### REQUEST
The records below must be copied in full; omit the images.

─── RECORDS FOR PROCESSING ───

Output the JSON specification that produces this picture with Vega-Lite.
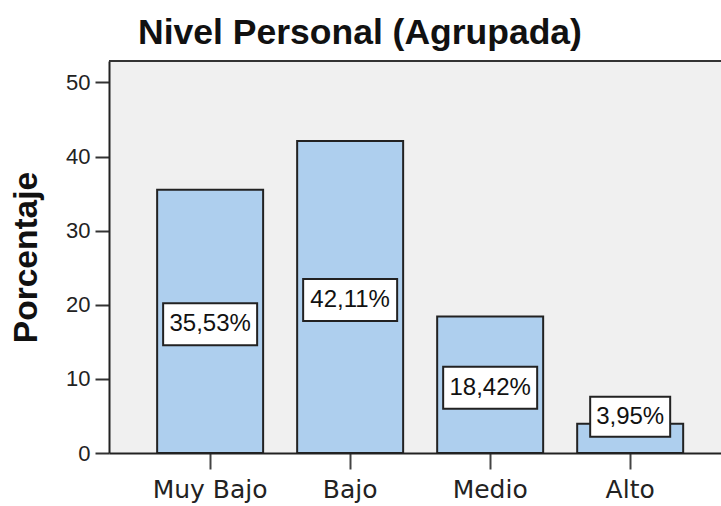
{
  "$schema": "https://vega.github.io/schema/vega-lite/v6.json",
  "width": 612,
  "height": 392,
  "autosize": {"type": "none"},
  "padding": {"left": 109, "top": 61, "right": 0, "bottom": 53},
  "background": "white",
  "title": {
    "text": "Nivel Personal (Agrupada)",
    "font": "Liberation Sans",
    "fontSize": 35.5,
    "fontWeight": "bold",
    "color": "#111111",
    "anchor": "middle",
    "dx": -55,
    "baseline": "alphabetic",
    "offset": -19
  },
  "config": {"view": {"fill": "#f0f0f0", "stroke": null}},
  "data": {
    "values": [
      {"cat": "Muy Bajo", "pct": 35.53, "label": "35,53%"},
      {"cat": "Bajo", "pct": 42.11, "label": "42,11%"},
      {"cat": "Medio", "pct": 18.42, "label": "18,42%"},
      {"cat": "Alto", "pct": 3.95, "label": "3,95%"}
    ]
  },
  "transform": [{"calculate": "max(datum.pct / 2, 5.3)", "as": "lab_y"}],
  "resolve": {"scale": {"y": "shared"}},
  "layer": [
    {
      "mark": {"type": "bar", "fill": "#aecfee", "stroke": "#222222", "strokeWidth": 2},
      "encoding": {
        "x": {
          "field": "cat", "type": "nominal", "sort": null,
          "scale": {"paddingInner": 0.243, "paddingOuter": 0.307, "align": 0.56},
          "axis": {
            "title": null, "labelAngle": 0, "tickSize": 16, "tickWidth": 2, "tickColor": "#444444",
            "domainWidth": 2, "domainColor": "#222222",
            "labelFont": "DejaVu Sans", "labelFontSize": 25, "labelColor": "#222222", "labelPadding": 8
          }
        },
        "y": {
          "field": "pct", "type": "quantitative",
          "scale": {"domain": [0, 52.9], "nice": false},
          "axis": {
            "values": [0, 10, 20, 30, 40, 50], "grid": false,
            "tickSize": 14, "tickWidth": 2, "tickColor": "#333333",
            "domainWidth": 2, "domainColor": "#222222",
            "labelFont": "Liberation Sans", "labelFontSize": 22, "labelColor": "#222222", "labelPadding": 5,
            "title": "Porcentaje", "titleFont": "Liberation Sans", "titleFontSize": 33.5,
            "titleFontWeight": "bold", "titleColor": "#111111", "titlePadding": 22
          }
        }
      }
    },
    {
      "data": {"values": [{}]},
      "mark": {"type": "rule", "stroke": "#333333", "strokeWidth": 2},
      "encoding": {"y": {"datum": 52.9}}
    },
    {
      "mark": {"type": "point", "filled": true, "fill": "white", "stroke": "#222222", "strokeWidth": 2, "opacity": 1, "yOffset": 3},
      "encoding": {
        "x": {"field": "cat", "type": "nominal", "sort": null},
        "y": {"field": "lab_y", "type": "quantitative"},
        "shape": {"condition": {"test": "datum.cat === 'Alto'", "value": "M-1,-0.5H1V0.5H-1Z"}, "value": "M-1,-0.447H1V0.447H-1Z"},
        "size": {"condition": {"test": "datum.cat === 'Alto'", "value": 6400}, "value": 8836}
      }
    },
    {
      "mark": {"type": "text", "font": "Liberation Sans", "fontSize": 24, "color": "#111111", "baseline": "middle", "align": "center", "yOffset": 3},
      "encoding": {
        "x": {"field": "cat", "type": "nominal", "sort": null},
        "y": {"field": "lab_y", "type": "quantitative"},
        "text": {"field": "label"}
      }
    }
  ]
}
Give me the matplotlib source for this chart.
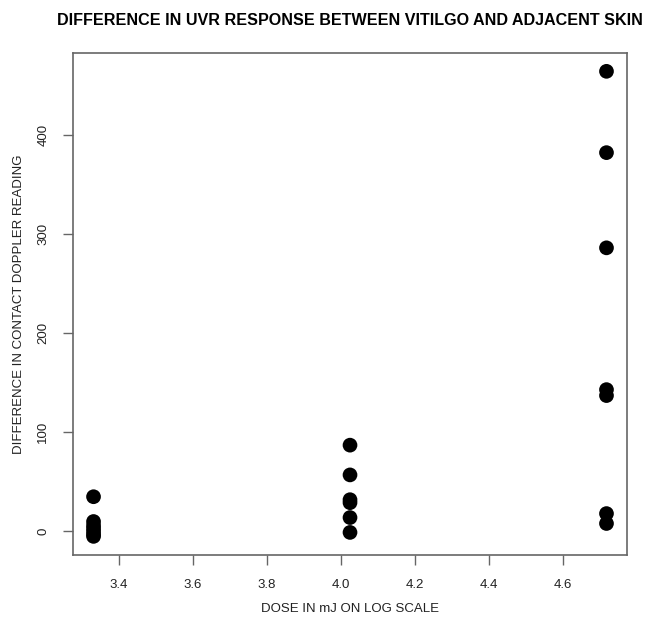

───

### ANSWER
Output the JSON specification that produces this picture with Vega-Lite.
{
  "$schema": "https://vega.github.io/schema/vega-lite/v6.json",
  "width": 612,
  "height": 392,
  "autosize": {"type": "none"},
  "padding": {"left": 109, "top": 61, "right": 0, "bottom": 53},
  "background": "white",
  "title": {
    "text": "Nivel Personal (Agrupada)",
    "font": "Liberation Sans",
    "fontSize": 35.5,
    "fontWeight": "bold",
    "color": "#111111",
    "anchor": "middle",
    "dx": -55,
    "baseline": "alphabetic",
    "offset": -19
  },
  "config": {"view": {"fill": "#f0f0f0", "stroke": null}},
  "data": {
    "values": [
      {"cat": "Muy Bajo", "pct": 35.53, "label": "35,53%"},
      {"cat": "Bajo", "pct": 42.11, "label": "42,11%"},
      {"cat": "Medio", "pct": 18.42, "label": "18,42%"},
      {"cat": "Alto", "pct": 3.95, "label": "3,95%"}
    ]
  },
  "transform": [{"calculate": "max(datum.pct / 2, 5.3)", "as": "lab_y"}],
  "resolve": {"scale": {"y": "shared"}},
  "layer": [
    {
      "mark": {"type": "bar", "fill": "#aecfee", "stroke": "#222222", "strokeWidth": 2},
      "encoding": {
        "x": {
          "field": "cat", "type": "nominal", "sort": null,
          "scale": {"paddingInner": 0.243, "paddingOuter": 0.307, "align": 0.56},
          "axis": {
            "title": null, "labelAngle": 0, "tickSize": 16, "tickWidth": 2, "tickColor": "#444444",
            "domainWidth": 2, "domainColor": "#222222",
            "labelFont": "DejaVu Sans", "labelFontSize": 25, "labelColor": "#222222", "labelPadding": 8
          }
        },
        "y": {
          "field": "pct", "type": "quantitative",
          "scale": {"domain": [0, 52.9], "nice": false},
          "axis": {
            "values": [0, 10, 20, 30, 40, 50], "grid": false,
            "tickSize": 14, "tickWidth": 2, "tickColor": "#333333",
            "domainWidth": 2, "domainColor": "#222222",
            "labelFont": "Liberation Sans", "labelFontSize": 22, "labelColor": "#222222", "labelPadding": 5,
            "title": "Porcentaje", "titleFont": "Liberation Sans", "titleFontSize": 33.5,
            "titleFontWeight": "bold", "titleColor": "#111111", "titlePadding": 22
          }
        }
      }
    },
    {
      "data": {"values": [{}]},
      "mark": {"type": "rule", "stroke": "#333333", "strokeWidth": 2},
      "encoding": {"y": {"datum": 52.9}}
    },
    {
      "mark": {"type": "point", "filled": true, "fill": "white", "stroke": "#222222", "strokeWidth": 2, "opacity": 1, "yOffset": 3},
      "encoding": {
        "x": {"field": "cat", "type": "nominal", "sort": null},
        "y": {"field": "lab_y", "type": "quantitative"},
        "shape": {"condition": {"test": "datum.cat === 'Alto'", "value": "M-1,-0.5H1V0.5H-1Z"}, "value": "M-1,-0.447H1V0.447H-1Z"},
        "size": {"condition": {"test": "datum.cat === 'Alto'", "value": 6400}, "value": 8836}
      }
    },
    {
      "mark": {"type": "text", "font": "Liberation Sans", "fontSize": 24, "color": "#111111", "baseline": "middle", "align": "center", "yOffset": 3},
      "encoding": {
        "x": {"field": "cat", "type": "nominal", "sort": null},
        "y": {"field": "lab_y", "type": "quantitative"},
        "text": {"field": "label"}
      }
    }
  ]
}
Give me the matplotlib source for this chart.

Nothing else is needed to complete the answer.